* [Data lines]
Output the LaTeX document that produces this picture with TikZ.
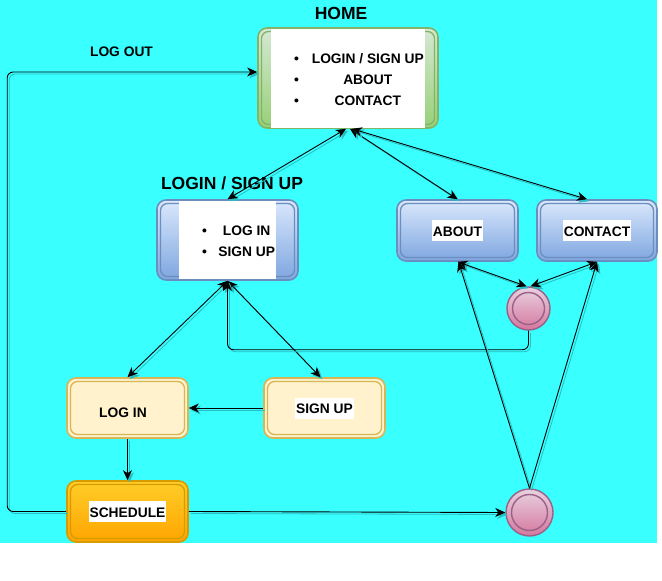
\documentclass[tikz,border=0pt]{standalone}
\usepackage{fontspec}
\setmainfont{Liberation Sans}
\usetikzlibrary{arrows.meta}

\definecolor{pagecyan}{RGB}{58,255,255}
\definecolor{linkshade}{RGB}{40,190,195}
\definecolor{greentop}{HTML}{D5E8D4}
\definecolor{greenbot}{HTML}{97D077}
\definecolor{greenrim}{HTML}{82B366}
\definecolor{bluetop}{HTML}{DAE8FC}
\definecolor{bluebot}{HTML}{7EA6E0}
\definecolor{bluerim}{HTML}{6C8EBF}
\definecolor{sandfill}{HTML}{FFF2CC}
\definecolor{sandrim}{HTML}{D6B656}
\definecolor{ambertop}{HTML}{FFCD28}
\definecolor{amberbot}{HTML}{FFA500}
\definecolor{amberrim}{HTML}{D79B00}
\definecolor{pinktop}{HTML}{E8D2E0}
\definecolor{pinkbot}{HTML}{D5769F}
\definecolor{pinkrim}{HTML}{996185}

\renewcommand{\arraystretch}{1.27}
\newcommand{\whitepanel}[3]{{\setlength{\fboxsep}{0pt}\colorbox{white}{\parbox[c][#2][c]{#1}{#3}}}}
\newcommand{\hilite}[1]{{\setlength{\fboxsep}{1pt}\colorbox{white}{\rule[-4pt]{0pt}{19pt}#1}}}

\tikzset{
  rim/.style={path picture={\draw[#1, line width=1.3pt, rounded corners=7pt]
      ([shift={(3.5pt,-3.5pt)}]path picture bounding box.north west) rectangle
      ([shift={(-3.5pt,3.5pt)}]path picture bounding box.south east);}},
  endstate/.style={circle, minimum size=#1, inner sep=0pt, draw=pinkrim, line width=1.4pt,
      top color=pinktop, bottom color=pinkbot,
      path picture={\draw[pinkrim, line width=1.4pt] (path picture bounding box.center) circle [radius=#1/2-5.5pt];}}
}
\tikzstyle{roundbox} = [rectangle, rounded corners=9pt, inner sep=0pt, line width=1.6pt]
\tikzstyle{greenbox} = [roundbox, draw=greenrim, top color=greentop, bottom color=greenbot, rim=greenrim]
\tikzstyle{bluebox} = [roundbox, draw=bluerim, top color=bluetop, bottom color=bluebot, rim=bluerim]
\tikzstyle{sandbox} = [roundbox, draw=sandrim, fill=sandfill, rim=sandrim]
\tikzstyle{amberbox} = [roundbox, draw=amberrim, top color=ambertop, bottom color=amberbot, rim=amberrim]
\tikzstyle{bigcaption} = [font=\bfseries\fontsize{17.5}{20}\selectfont]
\tikzstyle{arrow} = [line width=0.9pt, ->, >={Stealth[length=10pt,width=9pt,inset=3pt]},
  preaction={draw=linkshade, line width=0.8pt, transform canvas={shift={(2pt,-2pt)}}}]
\tikzstyle{dblarrow} = [arrow, <->]

\begin{document}
\begin{tikzpicture}[x=1pt, y=-1pt, font=\bfseries\fontsize{13.8}{16.6}\selectfont]
  \useasboundingbox (0,0) rectangle (662,581);
  \fill[pagecyan] (0,0) rectangle (657,543);

  \node (home) [greenbox, minimum width=180, minimum height=100] at (348,78)
    {\whitepanel{154pt}{99pt}{\hspace*{23pt}\raisebox{-2pt}[\height][\depth]{\begin{tabular}{@{}c@{\hspace{13pt}}c@{}}
      \textbullet & LOGIN / SIGN UP\\ \textbullet & ABOUT\\ \textbullet & CONTACT\end{tabular}}}};
  \node (hometitle) [bigcaption] at (341,13) {HOME};

  \node (loginbox) [bluebox, minimum width=141, minimum height=80] at (227.5,240)
    {\whitepanel{97pt}{78pt}{\hspace*{23pt}\raisebox{-2pt}[\height][\depth]{\begin{tabular}{@{}c@{\hspace{11.5pt}}c@{}}
      \textbullet & LOG IN\\ \textbullet & SIGN UP\end{tabular}}}};
  \node (logintitle) [bigcaption] at (232,183) {LOGIN / SIGN UP};

  \node (about) [bluebox, minimum width=121, minimum height=61] at (457.5,230.5) {\hilite{ABOUT}};
  \node (contact) [bluebox, minimum width=120, minimum height=61] at (597,230.5) {\hilite{CONTACT}};
  \node (endA) [endstate=43pt] at (528.5,308.5) {};

  \node (login) [sandbox, minimum width=121, minimum height=60] at (127.5,408)
    {\hspace*{-9pt}\raisebox{-4pt}[10pt][0pt]{LOG IN}};
  \node (signup) [sandbox, minimum width=121, minimum height=60] at (324.5,408) {\hilite{SIGN UP}};
  \node (schedule) [amberbox, minimum width=121, minimum height=61] at (127.5,511.5) {\hilite{SCHEDULE}};
  \node (endB) [endstate=47pt] at (529.5,512.5) {};

  \node (logoutlabel) at (121.5,52) {LOG OUT};

  % links out of home
  \draw [dblarrow] ([xshift=-2pt]home.south) -- (loginbox.north);
  \draw [dblarrow] ([xshift=2pt]home.south) -- (about.north);
  \draw [dblarrow] ([xshift=4pt]home.south) -- ([xshift=-10pt]contact.north);

  % login / sign up
  \draw [dblarrow] (loginbox.south) -- (login.north);
  \draw [dblarrow] (loginbox.south) -- ([xshift=-4pt]signup.north);
  \draw [arrow] (signup.west) -- (login.east);
  \draw [arrow] (login.south) -- (schedule.north);
  \draw [arrow] (schedule.east) -- (endB.west);
  \draw [arrow, rounded corners=6pt] (schedule.west) -- ++(-59,0) |- ([yshift=6pt]home.west);

  % end states
  \draw [dblarrow] (about.south) -- ([xshift=-2pt]endA.north);
  \draw [dblarrow] (contact.south) -- ([xshift=2pt]endA.north);
  \draw [arrow, rounded corners=6pt] (endA.south) -- ++(0,19) -| (loginbox.south);
  \draw [arrow] (endB.north) -- ([xshift=1pt]about.south);
  \draw [arrow] (endB.north) -- (contact.south);
\end{tikzpicture}
\end{document}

* [The task] Please transcribe the material above exactly as written. Leave the pictures out.

* [Exercise result]
Output the LaTeX document that produces this picture with TikZ.
\documentclass[tikz,border=0pt]{standalone}
\usepackage{fontspec}
\setmainfont{Liberation Sans}
\usetikzlibrary{arrows.meta}

\definecolor{pagecyan}{RGB}{58,255,255}
\definecolor{linkshade}{RGB}{40,190,195}
\definecolor{greentop}{HTML}{D5E8D4}
\definecolor{greenbot}{HTML}{97D077}
\definecolor{greenrim}{HTML}{82B366}
\definecolor{bluetop}{HTML}{DAE8FC}
\definecolor{bluebot}{HTML}{7EA6E0}
\definecolor{bluerim}{HTML}{6C8EBF}
\definecolor{sandfill}{HTML}{FFF2CC}
\definecolor{sandrim}{HTML}{D6B656}
\definecolor{ambertop}{HTML}{FFCD28}
\definecolor{amberbot}{HTML}{FFA500}
\definecolor{amberrim}{HTML}{D79B00}
\definecolor{pinktop}{HTML}{E8D2E0}
\definecolor{pinkbot}{HTML}{D5769F}
\definecolor{pinkrim}{HTML}{996185}

\renewcommand{\arraystretch}{1.27}
\newcommand{\whitepanel}[3]{{\setlength{\fboxsep}{0pt}\colorbox{white}{\parbox[c][#2][c]{#1}{#3}}}}
\newcommand{\hilite}[1]{{\setlength{\fboxsep}{1pt}\colorbox{white}{\rule[-4pt]{0pt}{19pt}#1}}}

\tikzset{
  rim/.style={path picture={\draw[#1, line width=1.3pt, rounded corners=7pt]
      ([shift={(3.5pt,-3.5pt)}]path picture bounding box.north west) rectangle
      ([shift={(-3.5pt,3.5pt)}]path picture bounding box.south east);}},
  endstate/.style={circle, minimum size=#1, inner sep=0pt, draw=pinkrim, line width=1.4pt,
      top color=pinktop, bottom color=pinkbot,
      path picture={\draw[pinkrim, line width=1.4pt] (path picture bounding box.center) circle [radius=#1/2-5.5pt];}}
}
\tikzstyle{roundbox} = [rectangle, rounded corners=9pt, inner sep=0pt, line width=1.6pt]
\tikzstyle{greenbox} = [roundbox, draw=greenrim, top color=greentop, bottom color=greenbot, rim=greenrim]
\tikzstyle{bluebox} = [roundbox, draw=bluerim, top color=bluetop, bottom color=bluebot, rim=bluerim]
\tikzstyle{sandbox} = [roundbox, draw=sandrim, fill=sandfill, rim=sandrim]
\tikzstyle{amberbox} = [roundbox, draw=amberrim, top color=ambertop, bottom color=amberbot, rim=amberrim]
\tikzstyle{bigcaption} = [font=\bfseries\fontsize{17.5}{20}\selectfont]
\tikzstyle{arrow} = [line width=0.9pt, ->, >={Stealth[length=10pt,width=9pt,inset=3pt]},
  preaction={draw=linkshade, line width=0.8pt, transform canvas={shift={(2pt,-2pt)}}}]
\tikzstyle{dblarrow} = [arrow, <->]

\begin{document}
\begin{tikzpicture}[x=1pt, y=-1pt, font=\bfseries\fontsize{13.8}{16.6}\selectfont]
  \useasboundingbox (0,0) rectangle (662,581);
  \fill[pagecyan] (0,0) rectangle (657,543);

  \node (home) [greenbox, minimum width=180, minimum height=100] at (348,78)
    {\whitepanel{154pt}{99pt}{\hspace*{23pt}\raisebox{-2pt}[\height][\depth]{\begin{tabular}{@{}c@{\hspace{13pt}}c@{}}
      \textbullet & LOGIN / SIGN UP\\ \textbullet & ABOUT\\ \textbullet & CONTACT\end{tabular}}}};
  \node (hometitle) [bigcaption] at (341,13) {HOME};

  \node (loginbox) [bluebox, minimum width=141, minimum height=80] at (227.5,240)
    {\whitepanel{97pt}{78pt}{\hspace*{23pt}\raisebox{-2pt}[\height][\depth]{\begin{tabular}{@{}c@{\hspace{11.5pt}}c@{}}
      \textbullet & LOG IN\\ \textbullet & SIGN UP\end{tabular}}}};
  \node (logintitle) [bigcaption] at (232,183) {LOGIN / SIGN UP};

  \node (about) [bluebox, minimum width=121, minimum height=61] at (457.5,230.5) {\hilite{ABOUT}};
  \node (contact) [bluebox, minimum width=120, minimum height=61] at (597,230.5) {\hilite{CONTACT}};
  \node (endA) [endstate=43pt] at (528.5,308.5) {};

  \node (login) [sandbox, minimum width=121, minimum height=60] at (127.5,408)
    {\hspace*{-9pt}\raisebox{-4pt}[10pt][0pt]{LOG IN}};
  \node (signup) [sandbox, minimum width=121, minimum height=60] at (324.5,408) {\hilite{SIGN UP}};
  \node (schedule) [amberbox, minimum width=121, minimum height=61] at (127.5,511.5) {\hilite{SCHEDULE}};
  \node (endB) [endstate=47pt] at (529.5,512.5) {};

  \node (logoutlabel) at (121.5,52) {LOG OUT};

  % links out of home
  \draw [dblarrow] ([xshift=-2pt]home.south) -- (loginbox.north);
  \draw [dblarrow] ([xshift=2pt]home.south) -- (about.north);
  \draw [dblarrow] ([xshift=4pt]home.south) -- ([xshift=-10pt]contact.north);

  % login / sign up
  \draw [dblarrow] (loginbox.south) -- (login.north);
  \draw [dblarrow] (loginbox.south) -- ([xshift=-4pt]signup.north);
  \draw [arrow] (signup.west) -- (login.east);
  \draw [arrow] (login.south) -- (schedule.north);
  \draw [arrow] (schedule.east) -- (endB.west);
  \draw [arrow, rounded corners=6pt] (schedule.west) -- ++(-59,0) |- ([yshift=6pt]home.west);

  % end states
  \draw [dblarrow] (about.south) -- ([xshift=-2pt]endA.north);
  \draw [dblarrow] (contact.south) -- ([xshift=2pt]endA.north);
  \draw [arrow, rounded corners=6pt] (endA.south) -- ++(0,19) -| (loginbox.south);
  \draw [arrow] (endB.north) -- ([xshift=1pt]about.south);
  \draw [arrow] (endB.north) -- (contact.south);
\end{tikzpicture}
\end{document}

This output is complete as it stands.